Whimsical art installation creates beauty out of trash.

Almost the entire interior wall of a house in the Cayman Islands has been covered in beautiful blue butterflies by renowned New York City artist Paul Villinski.

Famed for his work transforming salvaged soda and beer cans into replicas of different species of butterflies, Paul created the art installation during a two-day visit in October 2018.

The design spans approximately 25 feet and includes 160 butterflies, which were delivered by international courier prior to his arrival on Grand Cayman.

Each insect is made from metal cans picked up by homeless people on the streets of New York, with many of the butterflies bearing textures of aluminum crushed by car wheels.

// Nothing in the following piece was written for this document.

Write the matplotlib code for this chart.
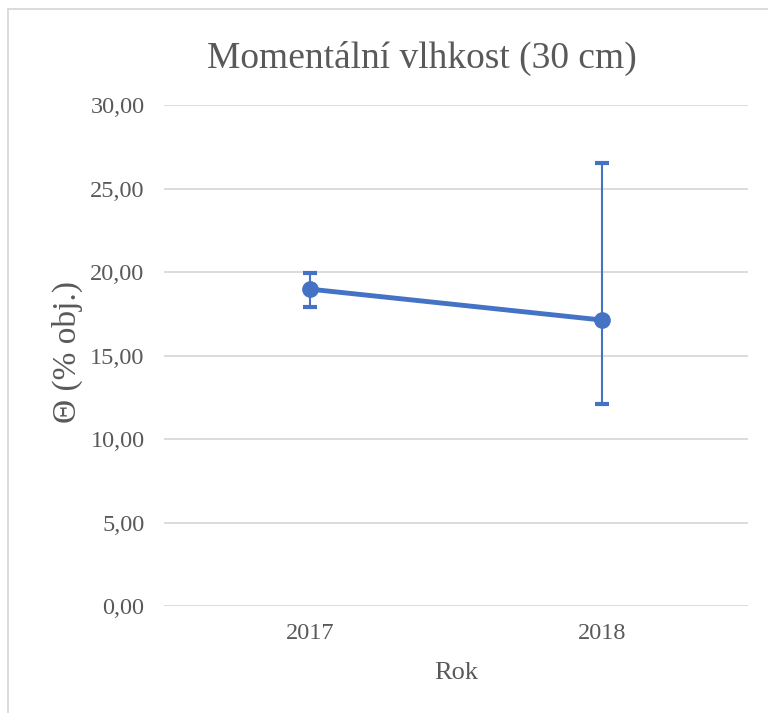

“I have a relationship with Sure We Can, a reclamation center started and staffed by homeless ‘canners’ in Bushwick, Brooklyn,” says Paul. “We had to convince the canners to collect the crushed cans, as these cans can’t be redeemed for deposit, and are truly worthless. I pay the canners more than the going-rate for the cans and have donated an installation, which is in the facility.”

The dainty and delightful butterflies have been painted a deep hue, often referred to as Yves Klein Blue – a color created by the celebrated post World War II French artist of that name.

This bold pigmentation complements the myriad blue shades of the sea and sky, which are framed by the glass doors adjacent to the butterfly wall.

Paul, who hadn’t visited the island prior to working on the commission, took inspiration from photographs of the water, and direction from the homeowner that she wanted “something with waves.”

In the resulting installation, the butterflies are configured in undulating lines, ascending the wall.

“I created the work on the spot,” says Paul, whose work can be commissioned through the Jonathan Ferrara Gallery in New Orleans.

A career-artist, Paul made his first butterfly in 1994 during a transformative period in his life, and since then he has made hundreds of thousands of the replica insects.

Paul’s works are shown in museums and galleries across the United States and are much sought-after by private collectors. He has also undertaken many major public-works commissions.